President Cyril Ramaphosa on Monday defended the public employment drive incorporated in an economic recovery plan unveiled last week, saying it provided a respite for families who have endured a long, hard winter with greatly reduced income due to the Covid-19 pandemic.
In a weekly newsletter, Ramaphosa said through the public investment of R100 billion over the next three years, the government was undertaking a far-reaching and ambitious investment in human capital, with the state as both a creator and an enabler of jobs.
The plan comes a couple of weeks after data from Statistics South Africa showed the continent’s most industrialised economy shed 2.2 million jobs in the second quarter of 2020 compared to the first, feeling the pain of a nationwide lockdown imposed from March 27 to try to slow down Covid-19 transmissions.
“We will protect and create directly-funded jobs and livelihood support interventions while the labour market recovers from the coronavirus pandemic,” Ramaphosa said in his newsletter.

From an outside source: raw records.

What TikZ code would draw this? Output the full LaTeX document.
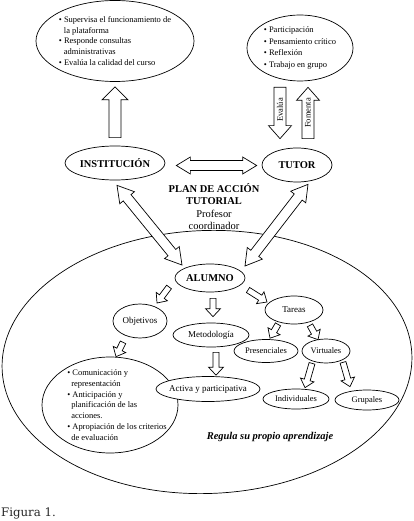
\documentclass[tikz,border=0pt]{standalone}
\usepackage{fontspec}
\setmainfont{Liberation Serif}
\newfontfamily\capfont{DejaVu Serif}
\usetikzlibrary{shapes.geometric,calc,positioning}

\tikzset{
  bubble/.style={ellipse,draw,fill=white,inner xsep=-30bp,inner ysep=-20bp,line width=0.7bp},
  blockarrow/.style={draw,fill=white,line width=0.7bp,line join=miter},
  bigtext/.style={font=\fontsize{10.5}{12.3}\selectfont\bfseries},
  midtext/.style={font=\fontsize{9}{11}\selectfont},
  smalltext/.style={font=\fontsize{8.5}{10.75}\selectfont},
}

% tail, tip, shaft half width, head half width, head length
\newcommand{\fatarrow}[5]{%
  \path (#1) coordinate (fa-tail) (#2) coordinate (fa-tip);
  \path ($(fa-tip)!#5!(fa-tail)$) coordinate (fa-base);
  \draw[blockarrow] ($(fa-tail)!#3!90:(fa-tip)$) -- ($(fa-base)!#3!90:(fa-tip)$)
    -- ($(fa-base)!#4!90:(fa-tip)$) -- (fa-tip) -- ($(fa-base)!#4!-90:(fa-tip)$)
    -- ($(fa-base)!#3!-90:(fa-tip)$) -- ($(fa-tail)!#3!-90:(fa-tip)$) -- cycle;
}
\newcommand{\fatdblarrow}[5]{%
  \path (#1) coordinate (da-a) (#2) coordinate (da-b);
  \path ($(da-a)!#5!(da-b)$) coordinate (da-a2) ($(da-b)!#5!(da-a)$) coordinate (da-b2);
  \draw[blockarrow] (da-a) -- ($(da-a2)!#4!90:(da-b)$) -- ($(da-a2)!#3!90:(da-b)$)
    -- ($(da-b2)!#3!90:(da-b)$) -- ($(da-b2)!#4!90:(da-b)$) -- (da-b)
    -- ($(da-b2)!#4!-90:(da-b)$) -- ($(da-b2)!#3!-90:(da-b)$)
    -- ($(da-a2)!#3!-90:(da-b)$) -- ($(da-a2)!#4!-90:(da-b)$) -- cycle;
}

\begin{document}
\begin{tikzpicture}[x=1bp,y=-1bp]
\useasboundingbox (0,0) rectangle (413,521);

\node[bubble,fill=none,rotate=2,minimum width=410bp,minimum height=263bp] (frame) at (207,362) {};

\node[bubble,smalltext,align=left,minimum width=158bp,minimum height=81bp] (inst-box) at (115,41)
  {\textbullet\ Supervisa el funcionamiento de\\\hspace*{5bp}la plataforma\\\textbullet\ Responde consultas\\\hspace*{5bp}administrativas\\\textbullet\ Evalúa la calidad del curso};
\node[bubble,align=left,minimum width=106bp,minimum height=66bp,font=\fontsize{8.5}{11.7}\selectfont] (tutor-box) at (300,48)
  {\textbullet\ Participación\\\textbullet\ Pensamiento crítico\\\textbullet\ Reflexión\\\textbullet\ Trabajo en grupo};

\node[bubble,bigtext,minimum width=100bp,minimum height=34bp] (inst) at (115,163) {INSTITUCIÓN};
\node[bubble,bigtext,minimum width=70bp,minimum height=34bp] (tutor) at (297,165) {TUTOR};
\node[align=center,font=\fontsize{10.5}{12.3}\selectfont] (plan) at (214,206.5)
  {\textbf{PLAN DE ACCIÓN}\\\textbf{TUTORIAL}\\Profesor\\coordinador};

\node[bubble,bigtext,minimum width=70bp,minimum height=28bp] (alumno) at (210,278) {ALUMNO};
\node[bubble,midtext,minimum width=54bp,minimum height=34bp] (obj) at (140,321) {Objetivos};
\node[bubble,midtext,minimum width=76bp,minimum height=24bp] (met) at (211,335) {Metodología};
\node[bubble,midtext,minimum width=58bp,minimum height=28bp] (tar) at (294,310) {Tareas};
\node[bubble,smalltext,minimum width=64bp,minimum height=23bp] (pres) at (266,351) {Presenciales};
\node[bubble,smalltext,minimum width=48bp,minimum height=24bp] (virt) at (326,351) {Virtuales};
\node[bubble,minimum width=136bp,minimum height=96bp] (obj-box) at (110,405) {};
\node[smalltext,align=left,inner sep=0pt] (obj-list) at ($(obj-box)+(7,0)$)
  {\textbullet\ Comunicación y\\\hspace*{4bp}representación\\\textbullet\ Anticipación y\\\hspace*{4bp}planificación de las\\\hspace*{4bp}acciones.\\\textbullet\ Apropiación de los criterios\\\hspace*{4bp}de evaluación};
\node[bubble,midtext,minimum width=104bp,minimum height=25bp] (act) at (208,389) {Activa y participativa};
\node[bubble,smalltext,minimum width=66bp,minimum height=20bp] (ind) at (296,399) {Individuales};
\node[bubble,smalltext,minimum width=64bp,minimum height=20bp] (grup) at (367,400) {Grupales};

\node[font=\fontsize{10.5}{12}\selectfont\bfseries\itshape] (regula) at (270,437) {Regula su propio aprendizaje};
\node[anchor=base west,inner sep=0pt,text=black!85,font=\capfont\fontsize{11.8}{14}\selectfont] (fig) at (1,516) {Figura 1.};

\fatarrow{$(inst.north)+(0,-8)$}{$(inst-box.south)+(0,5)$}{6bp}{13bp}{13bp}
\fatarrow{$(tutor-box.south)+(-20,6)$}{$(tutor.north)+(-17,-9)$}{6bp}{11.5bp}{13bp}
\fatarrow{$(tutor.north)+(11,-9)$}{$(tutor-box.south)+(8,6)$}{6bp}{11.5bp}{13bp}
\fatdblarrow{$(inst.east)+(11,2.5)$}{$(tutor.west)+(-5,0.5)$}{5bp}{8.5bp}{14bp}
\fatdblarrow{$(inst.south)+(2,5)$}{$(alumno)+(-28,-13)$}{5bp}{9.5bp}{16bp}
\fatdblarrow{$(tutor.south)+(11,2)$}{$(alumno)+(35,-12)$}{5bp}{9.5bp}{16bp}

\fatarrow{$(alumno)+(-41,9)$}{$(obj)+(17,-18)$}{3bp}{7bp}{8bp}
\fatarrow{$(alumno.south)+(3,6)$}{$(met.north)+(2,-6)$}{3bp}{7.5bp}{8bp}
\fatarrow{$(alumno)+(38,12)$}{$(tar)+(-27,-8)$}{3bp}{7bp}{8bp}
\fatarrow{$(tar.south)+(-16,0)$}{$(pres.north)+(4,-1)$}{3bp}{7bp}{8bp}
\fatarrow{$(tar.south)+(16,1)$}{$(virt.north)+(-8,1)$}{3bp}{7bp}{8bp}
\fatarrow{$(met.south)+(5,5)$}{$(act.north)+(8,-1)$}{3bp}{7.5bp}{8bp}
\fatarrow{$(obj.south)+(-17,4)$}{$(obj-box.north)+(6,0)$}{3bp}{7bp}{8bp}
\fatarrow{$(virt.south)+(-14,0)$}{$(ind.north)+(9,-1)$}{3bp}{7bp}{8bp}
\fatarrow{$(virt.south)+(17,-1)$}{$(grup.north)+(-17,-3)$}{3bp}{7bp}{8bp}

\node[smalltext,rotate=90] (evalua) at (280,110) {Evalúa};
\node[smalltext,rotate=90] (fomenta) at (308,113) {Fomenta};
\end{tikzpicture}
\end{document}
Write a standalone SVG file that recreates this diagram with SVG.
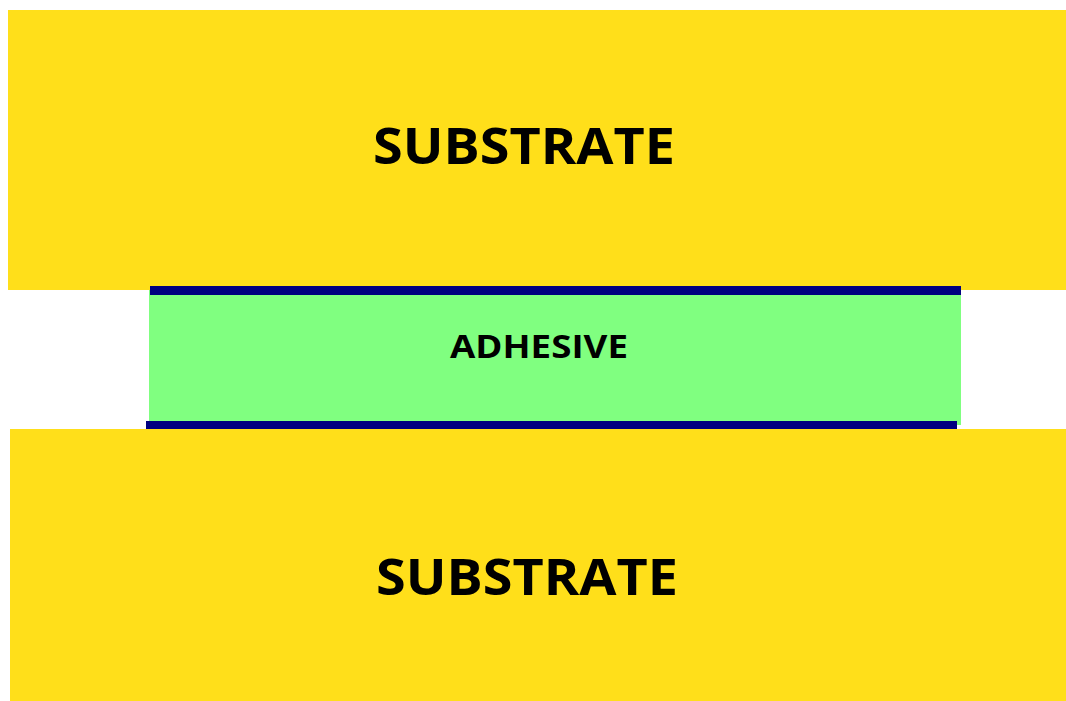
<svg xmlns="http://www.w3.org/2000/svg" width="1066" height="701" viewBox="0 0 1066 701">
  <style>
    .substrate { fill: #FFDF1A; }
    .adhesive { fill: #80FF80; }
    .interface { fill: #000080; }
    .label { font-family: "Open Sans", "Noto Sans", sans-serif; font-weight: bold; fill: #000000; }
  </style>
  <rect width="1066" height="701" fill="#FFFFFF"/>

  <!-- upper substrate -->
  <g id="substrate-top">
    <rect class="substrate" x="8" y="10" width="1058" height="280"/>
    <text class="label" x="373" y="164" font-size="51" textLength="302" lengthAdjust="spacingAndGlyphs">SUBSTRATE</text>
  </g>

  <!-- adhesive layer with its two bond lines -->
  <g id="adhesive">
    <rect class="adhesive" x="149" y="290" width="812" height="135"/>
    <rect class="interface" x="150" y="286" width="405" height="9"/>
    <rect class="interface" x="555" y="286" width="406" height="9"/>
    <rect class="interface" x="146" y="421" width="270" height="9"/>
    <rect class="interface" x="416" y="421" width="541" height="9"/>
    <text class="label" x="450" y="358" font-size="33" textLength="178" lengthAdjust="spacingAndGlyphs">ADHESIVE</text>
  </g>

  <!-- lower substrate -->
  <g id="substrate-bottom">
    <rect class="substrate" x="10" y="429" width="1056" height="272"/>
    <text class="label" x="376" y="595" font-size="51" textLength="302" lengthAdjust="spacingAndGlyphs">SUBSTRATE</text>
  </g>
</svg>
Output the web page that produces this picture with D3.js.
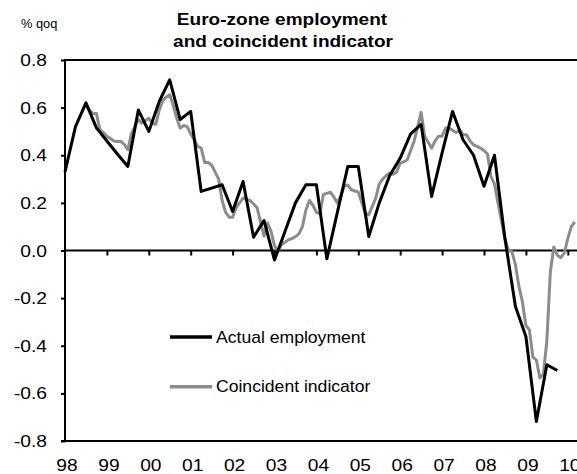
<!DOCTYPE html>
<html>
<head>
<meta charset="utf-8">
<script src="https://cdn.jsdelivr.net/npm/d3@7/dist/d3.min.js"></script>
<style>
  body { margin: 0; background: #fff; }
  text { font-family: "Liberation Sans", Arial, sans-serif; fill: #000; }
</style>
</head>
<body>
<div id="chart"></div>
<script>
// year labels on the x axis, one per January
const yearLabels = ["98", "99", "00", "01", "02", "03", "04", "05", "06", "07", "08", "09", "10"];
const yTicks = [0.8, 0.6, 0.4, 0.2, 0.0, -0.2, -0.4, -0.6, -0.8];

// actual employment, % qoq, quarterly from 1998 Q1
const employment = [
  0.33, 0.52, 0.62, 0.515, 0.46, 0.405, 0.353, 0.59, 0.50, 0.626, 0.717, 0.55,
  0.584, 0.248, 0.262, 0.276, 0.164, 0.29, 0.056, 0.126, -0.04, 0.08, 0.2, 0.276,
  0.276, -0.035, 0.16, 0.353, 0.353, 0.059, 0.2, 0.315, 0.388, 0.49, 0.53, 0.227,
  0.41, 0.584, 0.465, 0.40, 0.27, 0.40, 0.05, -0.235, -0.361, -0.718, -0.48, -0.504
];

// coincident indicator, monthly from July 1998
const indicator = [
  0.61, 0.59, 0.575, 0.575, 0.507, 0.495, 0.48, 0.47, 0.46, 0.458, 0.458, 0.445,
  0.423, 0.49, 0.52, 0.55, 0.535, 0.545, 0.555, 0.535, 0.53, 0.59, 0.63, 0.645,
  0.654, 0.61, 0.555, 0.514, 0.525, 0.52, 0.49, 0.465, 0.437, 0.43, 0.37, 0.37,
  0.358, 0.33, 0.3, 0.21, 0.16, 0.14, 0.14, 0.18, 0.2, 0.22, 0.215, 0.21,
  0.195, 0.18, 0.12, 0.06, 0.115, 0.08, 0.02, -0.005, 0.025, 0.035, 0.045, 0.05,
  0.058, 0.07, 0.1, 0.17, 0.21, 0.19, 0.16, 0.155, 0.235, 0.24, 0.245, 0.225,
  0.2, 0.23, 0.27, 0.275, 0.255, 0.25, 0.245, 0.2, 0.155, 0.15, 0.185, 0.22,
  0.28, 0.3, 0.315, 0.325, 0.32, 0.33, 0.367, 0.372, 0.38, 0.42, 0.46, 0.52,
  0.58, 0.48, 0.455, 0.43, 0.46, 0.48, 0.48, 0.514, 0.514, 0.505, 0.495, 0.505,
  0.487, 0.486, 0.46, 0.444, 0.437, 0.43, 0.42, 0.405, 0.31, 0.28, 0.2, 0.125,
  0.05, 0.0, -0.004, -0.06, -0.15, -0.215, -0.315, -0.333, -0.448, -0.46, -0.535, -0.52,
  -0.38, -0.09, 0.015, -0.02, -0.03, -0.01, 0.05, 0.1, 0.12
];

const seriesNames = ["Actual employment", "Coincident indicator"];
const seriesColors = ["#000000", "#8c8c8c"];

const width = 577, height = 474;
const plot = { left: 65, right: 577, top: 60, bottom: 441 };

const svg = d3.select("#chart").append("svg")
  .attr("width", width)
  .attr("height", height);

const x = d3.scaleLinear().domain([1998, 2010]).range([plot.left, 567.8]);
const y = d3.scaleLinear().domain([-0.8, 0.8]).range([plot.bottom, plot.top]);

// text in the original is a bit stretched sideways, so each label gets its own x scale
function label(g, txt, tx, ty, size, anchor, bold, stretch) {
  return g.append("text")
    .attr("transform", `translate(${tx},${ty}) scale(${stretch},1)`)
    .attr("text-anchor", anchor)
    .style("font-size", size + "px")
    .style("font-weight", bold ? "bold" : "normal")
    .text(txt);
}

// title and unit
label(svg, "Euro-zone employment", 282, 25, 17, "middle", true, 1.12);
label(svg, "and coincident  indicator", 283, 46.5, 17, "middle", true, 1.12);
label(svg, "% qoq", 21, 28, 13.5, "start", false, 0.95);

// y axis with ticks to the left
const yAxis = svg.append("g")
  .attr("transform", `translate(${plot.left},0)`)
  .call(d3.axisLeft(y).tickValues(yTicks).tickSize(4).tickFormat(""));
yAxis.select(".domain").remove();
yAxis.selectAll(".tick line").attr("stroke", "#000").attr("stroke-width", 2);

// plain hyphen for negatives, as in the original
yTicks.forEach(v => {
  label(svg, v.toFixed(1), 47, y(v) + 6, 16, "end", false, 1.2);
});

// frame lines: left axis, top and bottom
svg.append("line").attr("x1", plot.left).attr("x2", plot.left).attr("y1", plot.top - 1).attr("y2", plot.bottom + 1)
  .attr("stroke", "#000").attr("stroke-width", 2);
svg.append("line").attr("x1", plot.left).attr("x2", plot.right).attr("y1", plot.top).attr("y2", plot.top)
  .attr("stroke", "#000").attr("stroke-width", 2);
svg.append("line").attr("x1", plot.left - 4).attr("x2", plot.right).attr("y1", plot.bottom).attr("y2", plot.bottom)
  .attr("stroke", "#000").attr("stroke-width", 2);

// x axis on the zero line, ticks pointing down
const years = d3.range(1999, 2011);
const xAxis = svg.append("g")
  .attr("transform", `translate(0,${y(0)})`)
  .call(d3.axisBottom(x).tickValues(years).tickSize(5).tickFormat(""));
xAxis.select(".domain").remove();
xAxis.selectAll(".tick line").attr("stroke", "#000").attr("stroke-width", 2);
svg.append("line").attr("x1", plot.left).attr("x2", plot.right).attr("y1", y(0)).attr("y2", y(0))
  .attr("stroke", "#000").attr("stroke-width", 2);

yearLabels.forEach((t, i) => {
  label(svg, t, x(1998 + i) + 2, 470.5, 16, "middle", false, 1.2);
});

// series
const empLine = d3.line()
  .x((d, i) => x(1998 + i / 4))
  .y(d => y(d));
const indLine = d3.line()
  .x((d, i) => x(1998.5 + i / 12))
  .y(d => y(d));

svg.append("path").datum(indicator)
  .attr("d", indLine)
  .attr("fill", "none")
  .attr("stroke", seriesColors[1])
  .attr("stroke-width", 3)
  .attr("stroke-linejoin", "round");

svg.append("path").datum(employment)
  .attr("d", empLine)
  .attr("fill", "none")
  .attr("stroke", seriesColors[0])
  .attr("stroke-width", 3)
  .attr("stroke-linejoin", "round");

// legend
const legendY = [337, 386.7];
seriesNames.forEach((name, i) => {
  svg.append("line")
    .attr("x1", 170).attr("x2", 212)
    .attr("y1", legendY[i]).attr("y2", legendY[i])
    .attr("stroke", seriesColors[i])
    .attr("stroke-width", 3.5);
  label(svg, name, 216, legendY[i] + 5.5, 16, "start", false, 1.1);
});
</script>
</body>
</html>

Last week Business Leadership South Africa, an association of some of the country’s biggest businesses, said the job creation measures in the economic recovery plan could only provide temporary relief, stressing that only through policies that stimulated employment in the private sector could the country create quality, sustainable jobs.
On Monday, Ramaphosa said like other public employment programmes across the world, his government’s stimulus supported and complemented the critical role of the private sector in generating jobs.
“The employment stimulus is not about vague commitments for some time in the future, but about jobs being created right here and now,” he added.
“It is counter-cyclical, in that as the recovery advances, the scale of public employment will decline.”